Wednesday, July 27, 2011

Philip R. Lenard 1924 - 1997

"Though nothing can bring back the hour of splendour in the grass, of glory in the flower; We will grieve not, rather  find Strength in what remains behind: "  
Intimations of Immortality by William Wordsworth  
- an excerpt from the poem read by his daughter Jessica as part of the eulogy.

 Today is the 14th anniversary of my father's death. 2:30am on a Saturday to be exact. I don't understand the time factor. Wasn't it yesterday he lay in a hospital bed in the bedroom  he shared with my mother for 50 years?  Wasn't it yesterday I heard the foreboding sound of a death rattle and ran to his bedside to hold his hand?

I love you Dad.
You have been a wonderful father.

 One breath,...........a second breath,............... a third breath, and he was gone at the all too early age of 73.  Adenocarcinoma had won the battle over a strong, youthful, energetic and courageous man. Within a half hour the team from the mortuary came to wheel him out. Within 18 hours he was cremated (dust to ashes had been given real meaning).  Within 36 hours there was a standing room only funeral for my father - a special man whose infectious charm, humor, and charisma made him loved by many.
After three days of Shiva, endless platters of food marching through, the challenge of recruiting 10 men for a nightly minyan (neither my father nor many of his friends were very religious but still.....) After the sorry's were said, regrets and "shouldn't have happened", expressed, the family, as things go, were left alone to deal with their pain, loss, and sorrow.

A not brief history:   Philip Raphael Lenevitch was born the son of Russian immigrants.  His father was a junk peddler.  Despite early poverty, he was blessed with a preternatural energy, boundless creativity, and a genuine lack of fear.  He was an entrepreneur, a self-made man whose business philosophy was basically summed up by 'deal honestly with everyone'.  His ideas and businesses were responsible for providing livelihoods for countless people and families over the years.  He felt a responsibility to help the newer wave of immigrants, employing them at every opportunity, helping them to reach their dreams.
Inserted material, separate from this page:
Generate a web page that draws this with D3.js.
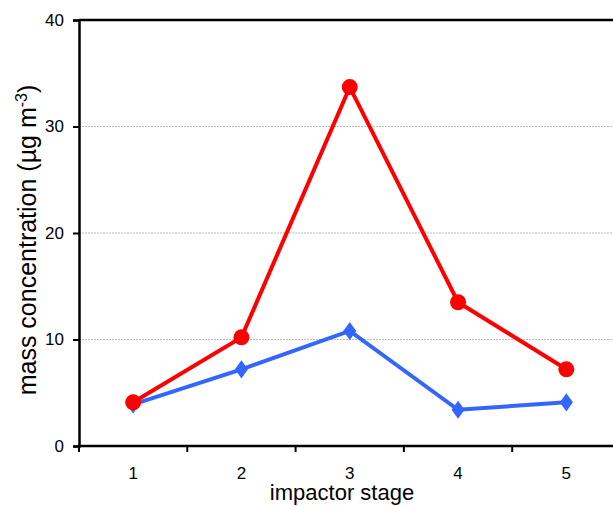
<!DOCTYPE html>
<html><head><meta charset="utf-8">
<script src="https://cdn.jsdelivr.net/npm/d3@7/dist/d3.min.js"></script>
<style>body{margin:0;background:#fff}svg{display:block}text{font-family:"Liberation Sans",Arial,sans-serif}</style>
</head><body><svg id="c" width="613" height="506"></svg>
<script>
const stages = ["1","2","3","4","5"];
const redValues = [4.1, 10.2, 33.7, 13.5, 7.2];
const blueValues = [3.9, 7.2, 10.8, 3.4, 4.1];
const yTicks = [0, 10, 20, 30, 40];

(function () {
const svg = d3.select("#c");
const mLeft = 79, mTop = 20, mBottom = 446, mRight = 620.5;
const x = d3.scaleBand().domain(stages).range([mLeft, mRight]).padding(0);
const y = d3.scaleLinear().domain([0, 40]).range([mBottom, mTop]);

// gridlines
svg.append("g").selectAll("line").data(yTicks.filter(d => d > 0 && d < 40)).join("line")
  .attr("x1", mLeft).attr("x2", 613).attr("y1", d => y(d)).attr("y2", d => y(d))
  .attr("stroke", "#aaa").attr("stroke-width", 0.8).attr("stroke-dasharray", "2,1");

// top border
svg.append("line").attr("x1", mLeft).attr("x2", 613).attr("y1", mTop).attr("y2", mTop)
  .attr("stroke", "#000").attr("stroke-width", 2.5);

// y axis
const ya = svg.append("g").attr("transform", `translate(${mLeft},0)`)
  .call(d3.axisLeft(y).tickValues(yTicks).tickSize(6).tickPadding(9));
ya.select(".domain").attr("stroke-width", 2.5);
ya.selectAll(".tick line").attr("stroke-width", 2);
ya.selectAll("text").attr("font-size", 17).attr("fill", "#000");

// x axis
const xa = svg.append("g").attr("transform", `translate(0,${mBottom})`)
  .call(d3.axisBottom(x).tickSize(0).tickPadding(21));
xa.select(".domain").attr("stroke-width", 2.5).attr("d", `M${mLeft},0H613`);
xa.selectAll("text").attr("font-size", 17).attr("fill", "#000");
svg.append("g").selectAll("line").data(stages).join("line")
  .attr("x1", d => x(d)).attr("x2", d => x(d)).attr("y1", mBottom).attr("y2", mBottom + 6)
  .attr("stroke", "#000").attr("stroke-width", 2);

const cx = d => x(d) + x.bandwidth() / 2;
const line = d3.line().x((d, i) => cx(stages[i])).y(d => y(d));

// blue series
svg.append("path").datum(blueValues).attr("d", line).attr("fill", "none")
  .attr("stroke", "#3366FF").attr("stroke-width", 4);
svg.append("g").selectAll("path").data(blueValues).join("path")
  .attr("d", d3.symbol(d3.symbolDiamond, 95))
  .attr("transform", (d, i) => `translate(${cx(stages[i])},${y(d)}) scale(1.25,1)`)
  .attr("fill", "#3366FF");

// red series
svg.append("path").datum(redValues).attr("d", line).attr("fill", "none")
  .attr("stroke", "#FF0000").attr("stroke-width", 4);
svg.append("g").selectAll("circle").data(redValues).join("circle")
  .attr("cx", (d, i) => cx(stages[i])).attr("cy", d => y(d)).attr("r", 8)
  .attr("fill", "#FF0000");

// axis titles
svg.append("text").attr("x", 342).attr("y", 500).attr("text-anchor", "middle")
  .attr("font-size", 22).text("impactor stage");
const yt = svg.append("text").attr("transform", "translate(36,240) rotate(-90)")
  .attr("text-anchor", "middle").attr("font-size", 25);
yt.append("tspan").text("mass concentration (µg m");
yt.append("tspan").attr("dy", -9).attr("font-size", 16).text("-3");
yt.append("tspan").attr("dy", 9).text(")");
})();
</script></body></html>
As a young man, recently discharged from the service, (he was an infantryman in WW II), He was waiting in a very slow moving line to pick up his dispensation check.  Never long on patience, he saw a sign across the hall that said 'salesman wanted'.  He left his place in line, and followed the sign into a jewelry shop. Although he had no experience, he asked the owner to give him a job, saying he would work for free until he started generating business.  He went on to prove himself in a big way, remaining in the jewelry business for over 40 years.  His financial success provided security for his family for over two generations.

He was a free spirit of many interests; flying (he attained his pilots license), sailing, (he bought a boat), bridge, racquetball, fishing, photography  -  a student of history and politics - a love of classical music. His interests were insatiable.  He seemed to accomplish things by sheer dint of energy and will power.  His philosophy and humor never wavered.  As the end of his life was drawing near, my sister and I asked him if there was anything he would have done differently. "Yes", he said, "I'd have lived longer".

An oak tree was purchased and planted on the beautiful land, along side the large pond behind the home my father had built.  A place he looked out on with solace and pride.  His two daughters, son-in-laws, and five grandchildren stood by waiting for the hole to be dug deep enough to plant the tree. We each took a handful of bone and ash and tossed it in. 
His wish was carried out.

He wanted to think of himself as growing with the trees.  And so he has.  He has grown upward towards the sunlight, and has cycled through many seasons of barren trees and new green leaves.  Now, years later, although sorrow  and memory have not evaporated, he still remains a part of all that is simple, not fancy, essential, not trivial, and like himself, ultimately genuine.